AVENTURAS DE UM PARLAPATÃO COM SORTE
A sorte de Soares coincidiu com a nossa num tempo curto, mas importante. Entregue o ultramar à URSS, de acordo com o chamado “pacto de Paris”, já não havia desculpa para Cunhal continuar incendiar as “massas”. O prometido, da parte de Soares, estava cumprido. Internamente, Cunhal tinha que cumprir também, com a especial ajudinha do parceiro, que o viria a considerar “indispensável à democracia”. Além disso, a fúria popular contra sovietização do país era de tal ordem, que se transformou no cavalo certo. Urgia montá-lo para não perder a corrida e não ser metido no saco em que a malta já tinha posto o camarada Álvaro.
Depois, a conquista do poder não foi difícil. Sem maiorias que se vissem, Soares fez as alianças que mais lhe convinham, ora com o CDS, ora com o PSD, ora, quando as coisas corriam mal, com o FMI. Jurou vingança contra Eanes, um chato intrometido.
Sá Carneiro foi o primeiro a fazer-lhe frente, a ele e aos diversos bandos de artistas que sempre povoaram o PSD. Houve o “interregno” da AD, que durou pouco, aliás como Sá Carneiro. O imperador voltou. Entretanto, houve que limpar a casa. Aos poucos, foi funcionando o cilindro: foi-se o Manuel Serra, foi-se o Salgado Zenha, foi-se o Rui Mateus, e mais uma data de gente foi abolida. Ai de quem lhe tocasse a fímbria das augustas vestes do nosso homem. Eanes que o diga. É certo que houve alguns, mais espertos ou mais resilientes, que se foram deixando ficar, Sampaio e Guterres, por exemplo. Ao tempo, Soares não conseguiu fazer-lhes a cama, mas ficou à espera de poder servir-se deles. Cavaco fê-la, mas durou pouco, já que Soares voltaria pela porta do cavalo do poder, sita em Belém, e dedicou a vida e o cargo a dar-lhe cabo do juízo, num entendimento assaz original, mas muito apreciado, da função do ocupante do palácio real.

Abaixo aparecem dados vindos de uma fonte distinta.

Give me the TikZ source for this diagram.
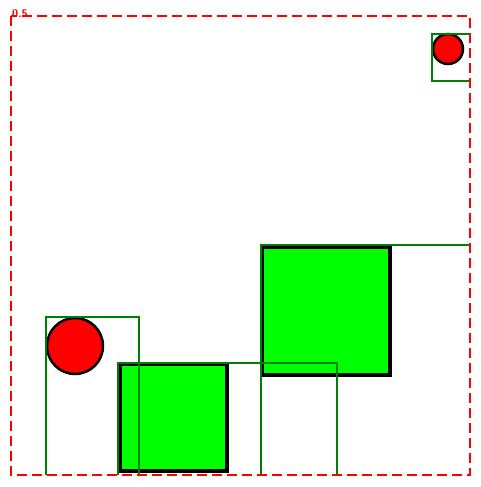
\documentclass[tikz,border=0pt]{standalone}
\usepackage{tikz}
\usetikzlibrary{positioning, calc}
\tikzset{
	framebox/.style={draw=red, line width=2.5pt, dash pattern=on 10pt off 5pt},
	boundbox/.style={draw=green!50!black, line width=2.5pt},
	ball/.style={circle, draw=black, line width=2.5pt, fill=red, inner sep=0pt},
	block/.style={rectangle, draw=black, line width=4pt, fill=green, inner sep=0pt}
}
\tikzset{
	redtext/.style={font=\fontsize{11}{11}\selectfont\sffamily\bfseries, text=red}
}

\begin{document}
\begin{tikzpicture}[x=1pt, y=-1pt]
      \useasboundingbox (0,0) rectangle (481,487);
      % shapes
      \node[ball, minimum size=56pt] (bigball) at (75,346) {};
      \node[ball, minimum size=30pt] (smallball) at (448,49) {};
      \node[block, minimum size=128pt] (bigblock) at (326,310.5) {};
      \node[block, minimum size=107pt] (smallblock) at (173.5,417.5) {};
      % bounding boxes of the shapes
      \draw[boundbox] (46,475) -- (46,317) -- (139,317) -- (139,475);
      \draw[boundbox] (118,475) -- (118,363) -- (337,363) -- (337,475);
      \draw[boundbox] (261,475) -- (261,245) -- (470,245);
      \draw[boundbox] (470,34) -- (432,34) -- (432,81) -- (470,81);
      % frame and its label
      \draw[framebox] (11,16) rectangle (470,475);
      \node[redtext, inner sep=0pt, anchor=south west] (scale) at (12,18) {0.5};
    \end{tikzpicture}
\end{document}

E lá foi apoiar Sampaio, o chefe do ex-secretariado, odiosa organização. É assim que tem que ser. É preciso cavalgar os bons cavalos, os que podem ganhar, mesmo que se engula uns sapos pelo caminho. O tempo viria a demonstrar a razão que lhe assistia quando Sampaio veio a usar um poder que, segundo a antiga opinião do imperador, lhe não assistia. E muito bem, terá pensado, as coisas são o que são, dependendo do momento. Para correr com o “inimigo”, interpreta-se a Constituição de pernas para o ar. E muito bem. O que está certo é o que convém, o resto é conversa antidemocrática.
Mais tarde, por azar ou distracção sua, Cavaco por duas vezes o contrariou, indo parar a Belém. E ele, que nem sequer tinha apoiado o rapazola de Vilar de Maçada (o que é isso?), viu-se na contingência de o aturar. O tal rapazola veio a revelar-se uma chatice, cheiinho de rabos de palha e de esqueletos no armário. Paciência, se é dos nossos ou, pelo menos, não é dos deles, há que virar o bico ao prego e apoiá-lo.
Na idade provecta, já não há muito a fazer. Esgotadas as “razões”, fica a verve e as servis simpatias da “informação”. A luta continua, como diria o velho camarada Cunhal. Quem não é comigo é contra mim, ora essa! Já nada havendo no deserto do socialismo, agarremo-nos à retórica do Alegre, ex-amigo, ex-inimigo, amigo. Isto de democracia é coisa de amigos. Quem não for amigo é para cilindrar, os neoliberais (que tal coisa não são, como ele sabe) passam a fascistas, salazaristas (coisas que também nunca foram, como ele sabe), cambada, políticos, juízes, o que der jeito é para demolir, sendo certo que, para o camartelo da “informação”, o que vale é o que vende jornais e dá publicidade.
Apesar de tudo, ainda havia, no fundo de todos nós, alguma compreensão, até apreço, por certos feitos de um passado já distante. Agora, o que pode restar disso? Talvez alguma caridade para com um velho que, sem perder a tineta (única desculpa que podia ter) traz ao de cima a verdadeira face de um homem mau.